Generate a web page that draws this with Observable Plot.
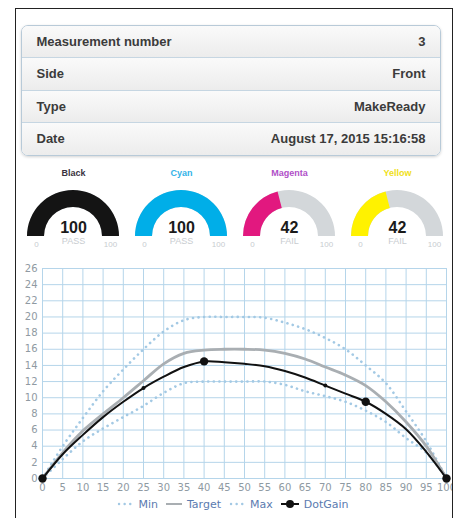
<!DOCTYPE html>
<html>
<head>
<meta charset="utf-8">
<script src="https://cdn.jsdelivr.net/npm/d3@7"></script>
<script src="https://cdn.jsdelivr.net/npm/@observablehq/plot@0.6"></script>
<style>
  html, body { margin: 0; padding: 0; background: #fff; }
  body { width: 457px; height: 518px; position: relative; overflow: hidden; font-family: "Liberation Sans", Arial, sans-serif; }
  #frame { position: absolute; left: 15px; top: 8px; width: 436px; height: 520px; border: 1.5px solid #222; border-bottom: none; overflow: hidden; }
  #inner { position: absolute; left: -16.5px; top: -9.5px; width: 457px; height: 518px; }
  #table { position: absolute; left: 21px; top: 25px; width: 418px; height: 129px; border: 1px solid #b8cad8; border-radius: 7px; overflow: hidden; box-shadow: 0 1px 3px rgba(0,0,0,0.18); }
  .row { height: 31.5px; display: flex; justify-content: space-between; align-items: center; padding: 0 14px 0 15px; border-bottom: 1px solid #c6d6e2;
         background: linear-gradient(#fafafa, #ececec); font-weight: bold; font-size: 13px; color: #3b3b3b; }
  .row:last-child { border-bottom: none; }
  #gauges { position: absolute; left: 0; top: 160px; }
  #chart { position: absolute; left: 0; top: 258px; }
  #legend { position: absolute; left: 15px; width: 437px; top: 498px; display: flex; justify-content: center; align-items: center; gap: 0; font-family: "DejaVu Sans", sans-serif; font-size: 11px; color: #5b7bb0; }
  #legend .item { display: flex; align-items: center; margin: 0 4px; }
  #legend svg { margin-right: 5px; }
</style>
</head>
<body>
<div id="frame"><div id="inner">
  <div id="table"></div>
  <div id="gauges"></div>
  <div id="chart"></div>
  <div id="legend"></div>
</div></div>
<script>
// ---------- data ----------
const infoLabels = ["Measurement number", "Side", "Type", "Date"];
const infoValues = ["3", "Front", "MakeReady", "August 17, 2015 15:16:58"];

const gaugeNames = ["Black", "Cyan", "Magenta", "Yellow"];
const gaugeValues = [100, 100, 42, 42];
const gaugeStatus = ["PASS", "PASS", "FAIL", "FAIL"];
const gaugeColors = ["#141414", "#00aee8", "#e2187f", "#fff200"];
const gaugeLabelColors = ["#3a3340", "#33b3e8", "#b050c8", "#f0e020"];

const tone = [0,5,10,15,20,25,30,35,40,45,50,55,60,65,70,75,80,85,90,95,100];
const minVals    = [0,2.4,4.6,6.2,7.6,9.0,10.6,11.8,12,12,12,12,11.6,10.8,10.2,9.5,8.4,7.0,5.0,3.2,0];
const targetVals = [0,3.2,5.9,8.0,10.0,12.1,14.2,15.5,15.9,16,16,15.9,15.5,14.8,13.8,12.8,11.5,9.5,7.0,4.0,0];
const maxVals    = [0,4.0,7.5,10.8,13.5,16.0,18.2,19.6,20,20,20,19.9,19.3,18.5,17.4,16.0,14.0,11.8,8.3,4.6,0];
const dotGainVals= [0,3.0,5.4,7.6,9.5,11.2,12.6,13.8,14.5,14.4,14.2,13.9,13.3,12.5,11.5,10.5,9.5,8.0,6.1,3.3,0];
const bigMarkerTones = [0, 40, 80, 100];
const smallMarkerTones = [25, 70];

const xTicks = d3.range(0, 101, 5);
const yTicks = d3.range(0, 27, 2);

// ---------- table ----------
const table = document.getElementById("table");
infoLabels.forEach((l, i) => {
  const r = document.createElement("div");
  r.className = "row";
  r.innerHTML = `<span>${l}</span><span>${infoValues[i]}</span>`;
  table.appendChild(r);
});

// ---------- gauges ----------
const gauges = gaugeNames.map((name, i) => ({name, value: gaugeValues[i], status: gaugeStatus[i], color: gaugeColors[i], labelColor: gaugeLabelColors[i]}));
const angle = d3.scaleLinear().domain([0, 100]).range([-Math.PI / 2, Math.PI / 2]);
const baseY = 76, outerR = 46, innerR = 29;

function arcMark(index, scales) {
  const g = d3.create("svg:g");
  const arc = d3.arc().innerRadius(innerR).outerRadius(outerR);
  for (const d of gauges) {
    const cx = scales.x(d.name);
    const gg = g.append("g").attr("transform", `translate(${cx},${baseY})`);
    gg.append("path").attr("d", arc({startAngle: angle(0), endAngle: angle(100)})).attr("fill", "#d3d7da");
    gg.append("path").attr("d", arc({startAngle: angle(0), endAngle: angle(d.value)})).attr("fill", d.color);
  }
  return g.node();
}

const gaugePlot = Plot.plot({
  width: 457, height: 92,
  marginLeft: 18, marginRight: 6, marginTop: 0, marginBottom: 0,
  x: {type: "point", domain: gaugeNames, padding: 0.5, axis: null},
  style: {fontFamily: "Liberation Sans, Arial, sans-serif", background: "transparent"},
  marks: [
    arcMark,
    Plot.text(gauges, {x: "name", frameAnchor: "top", lineAnchor: "middle", dy: 13, text: "name", fill: "labelColor", fontWeight: "bold", fontSize: 9}),
    Plot.text(gauges, {x: "name", frameAnchor: "top", lineAnchor: "middle", dy: 67, text: d => String(d.value), fill: "#1a1a1a", fontWeight: "bold", fontSize: 16}),
    Plot.text(gauges, {x: "name", frameAnchor: "top", lineAnchor: "middle", dy: 81, text: "status", fill: "#c8ccd0", fontSize: 9}),
    Plot.text(gauges, {x: "name", frameAnchor: "top", lineAnchor: "middle", dy: 84, dx: -37, text: () => "0", fill: "#c8ccd0", fontSize: 8}),
    Plot.text(gauges, {x: "name", frameAnchor: "top", lineAnchor: "middle", dy: 84, dx: 37, text: () => "100", fill: "#c8ccd0", fontSize: 8})
  ]
});
document.getElementById("gauges").appendChild(gaugePlot);

// ---------- chart ----------
const rows = tone.map((t, i) => ({tone: t, min: minVals[i], target: targetVals[i], max: maxVals[i], dot: dotGainVals[i]}));
const bigMarkers = rows.filter(d => bigMarkerTones.includes(d.tone));
const smallMarkers = rows.filter(d => smallMarkerTones.includes(d.tone));

const chart = Plot.plot({
  width: 457, height: 240,
  marginLeft: 42, marginRight: 11, marginTop: 10, marginBottom: 20,
  x: {domain: [0, 100]},
  y: {domain: [0, 26]},
  style: {fontFamily: "DejaVu Sans, sans-serif", background: "transparent"},
  marks: [
    Plot.gridX(xTicks, {stroke: "#b5d5ea", strokeOpacity: 1, strokeWidth: 1}),
    Plot.gridY(yTicks, {stroke: "#b5d5ea", strokeOpacity: 1, strokeWidth: 1}),
    Plot.line(rows, {x: "tone", y: "max", curve: "catmull-rom", stroke: "#a3c9e4", strokeWidth: 2.6, strokeDasharray: "0.1,5.5", strokeLinecap: "round"}),
    Plot.line(rows, {x: "tone", y: "min", curve: "catmull-rom", stroke: "#a3c9e4", strokeWidth: 2.6, strokeDasharray: "0.1,5.5", strokeLinecap: "round"}),
    Plot.line(rows, {x: "tone", y: "target", curve: "catmull-rom", stroke: "#a9aeb2", strokeWidth: 2.8}),
    Plot.line(rows, {x: "tone", y: "dot", curve: "catmull-rom", stroke: "#111", strokeWidth: 2}),
    Plot.dot(smallMarkers, {x: "tone", y: "dot", r: 2, fill: "#111"}),
    Plot.dot(bigMarkers, {x: "tone", y: "dot", r: 4.2, fill: "#111"}),
    Plot.axisX({ticks: xTicks, tickSize: 0, tickPadding: 5, fontSize: 10, fill: "#8f9aa2", label: null}),
    Plot.axisY({ticks: yTicks, tickSize: 0, tickPadding: 5, fontSize: 10, fill: "#8f9aa2", label: null})
  ]
});
document.getElementById("chart").appendChild(chart);

// ---------- legend ----------
const legendItems = [
  {name: "Min", kind: "dotted"},
  {name: "Target", kind: "solid"},
  {name: "Max", kind: "dotted"},
  {name: "DotGain", kind: "marker"}
];
const legend = document.getElementById("legend");
for (const it of legendItems) {
  const el = document.createElement("div");
  el.className = "item";
  let sw = "";
  if (it.kind === "dotted") sw = `<svg width="16" height="10"><line x1="2" x2="14" y1="5" y2="5" stroke="#a3c9e4" stroke-width="2.4" stroke-dasharray="0.1,5.5" stroke-linecap="round"/></svg>`;
  if (it.kind === "solid") sw = `<svg width="16" height="10"><line x1="0" x2="16" y1="5" y2="5" stroke="#a9aeb2" stroke-width="2"/></svg>`;
  if (it.kind === "marker") sw = `<svg width="18" height="10"><line x1="0" x2="18" y1="5" y2="5" stroke="#111" stroke-width="2"/><circle cx="9" cy="5" r="4" fill="#111"/></svg>`;
  el.innerHTML = sw + `<span>${it.name}</span>`;
  legend.appendChild(el);
}
</script>
</body>
</html>
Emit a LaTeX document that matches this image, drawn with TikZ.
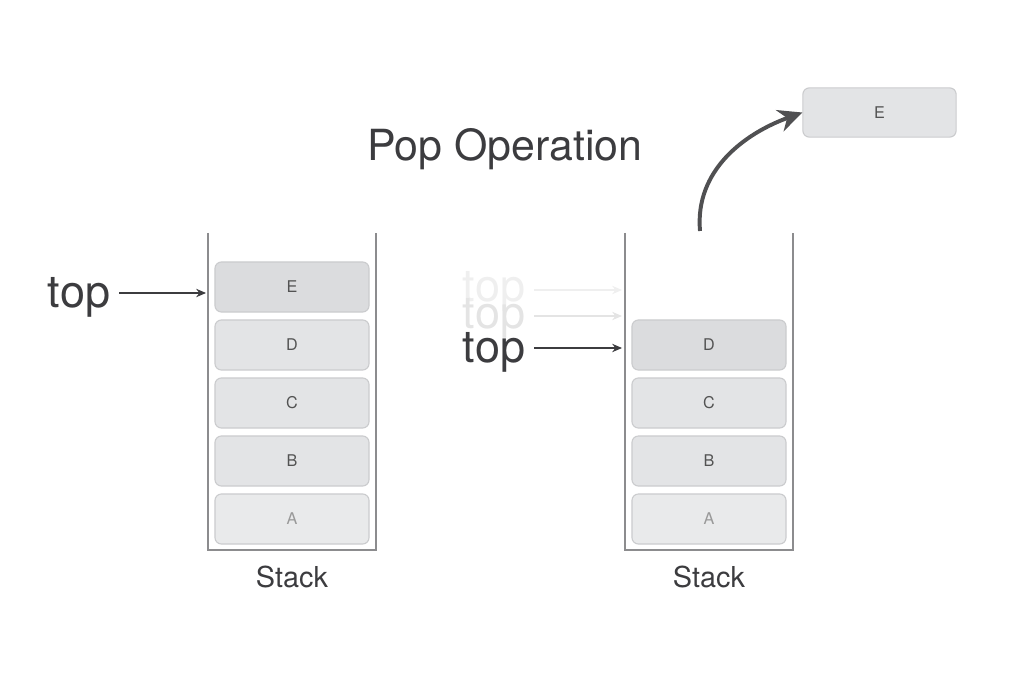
\documentclass[tikz,border=0pt]{standalone}
\usepackage{fontspec}
\setmainfont{TeX Gyre Heros}
\usetikzlibrary{arrows.meta}

\definecolor{inkgray}{HTML}{3C3C3F}
\definecolor{wallgray}{HTML}{8C8C8E}
\definecolor{cellfill}{HTML}{E3E4E6}
\definecolor{topfill}{HTML}{DBDCDE}
\definecolor{lowfill}{HTML}{E9EAEB}
\definecolor{celledge}{HTML}{CBCCCE}
\definecolor{fadegray}{HTML}{EFEFEF}

\tikzset{
  cell/.style={draw=celledge, fill=cellfill, rounded corners=0.16cm,
    line width=0.8pt, minimum width=3.85cm, minimum height=1.25cm,
    inner sep=0pt, font=\fontsize{11.5}{13}\selectfont, text=gray!65!black},
  wall/.style={draw=wallgray, line width=1.3pt},
  toplabel/.style={font=\fontsize{32}{36}\selectfont, text=inkgray, anchor=east},
  pointer/.style={draw=inkgray, line width=0.9pt, -{Stealth[length=7pt,width=6pt]}},
  caption/.style={font=\fontsize{20.5}{24}\selectfont, text=inkgray}
}

\begin{document}
\begin{tikzpicture}[x=0.025cm, y=-0.025cm]
  \useasboundingbox (0,0) rectangle (1010,674);

  % Title
  \node[font=\fontsize{30.5}{36}\selectfont, text=inkgray] (title) at (505,149) {Pop Operation};

  % Draw the left stack
  \draw[wall] (208,233) -- (208,550) -- (376,550) -- (376,233);
  \node[cell, fill=topfill] (eL) at (292,287) {E};
  \node[cell] (dL) at (292,345) {D};
  \node[cell] (cL) at (292,403) {C};
  \node[cell] (bL) at (292,461) {B};
  \node[cell, fill=lowfill, text=gray!80] (aL) at (292,519) {A};
  \node[caption] (stackL) at (292,577) {Stack};

  % Pointer of the left stack
  \node[toplabel] (topL) at (115,297) {top};
  \coordinate (tipL) at (206,293);
  \draw[pointer] (topL.east) ++(4,-4) -- (tipL);

  % Draw the right stack
  \draw[wall] (625,233) -- (625,550) -- (793,550) -- (793,233);
  \node[cell, fill=topfill] (dR) at (709,345) {D};
  \node[cell] (cR) at (709,403) {C};
  \node[cell] (bR) at (709,461) {B};
  \node[cell, fill=lowfill, text=gray!80] (aR) at (709,519) {A};
  \node[caption] (stackR) at (709,577) {Stack};

  % Old pointers, faded out
  \node[toplabel, text=fadegray] (topOne) at (530,291) {top};
  \coordinate (tipOne) at (622,290);
  \draw[pointer, draw=fadegray] (topOne.east) ++(4,-1) -- (tipOne);
  \node[toplabel, text=fadegray!90!gray] (topTwo) at (530,318) {top};
  \coordinate (tipTwo) at (622,316);
  \draw[pointer, draw=fadegray!90!gray] (topTwo.east) ++(4,-2) -- (tipTwo);

  % Current pointer
  \node[toplabel] (topR) at (530,352) {top};
  \coordinate (tipR) at (622,348);
  \draw[pointer] (topR.east) ++(4,-4) -- (tipR);

  % Popped element
  \node[cell, minimum width=3.83cm, minimum height=1.23cm] (eOut) at (879.5,112.5) {E};
  \coordinate (popStart) at (700,231);
  \draw[draw=inkgray!90, line width=2.8pt, -{Stealth[length=17pt,width=16pt]}]
    (popStart) to[out=95, in=200] (eOut.west);

\end{tikzpicture}
\end{document}
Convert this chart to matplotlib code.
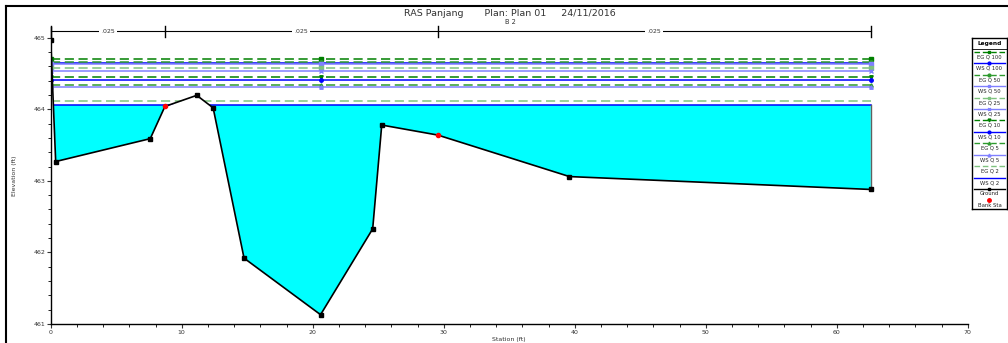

-=-=-=-=-

Problem to solve — For the listing above, give the number of lines in which the string "chart" occurs, and nothing else.

Reply to the task — 6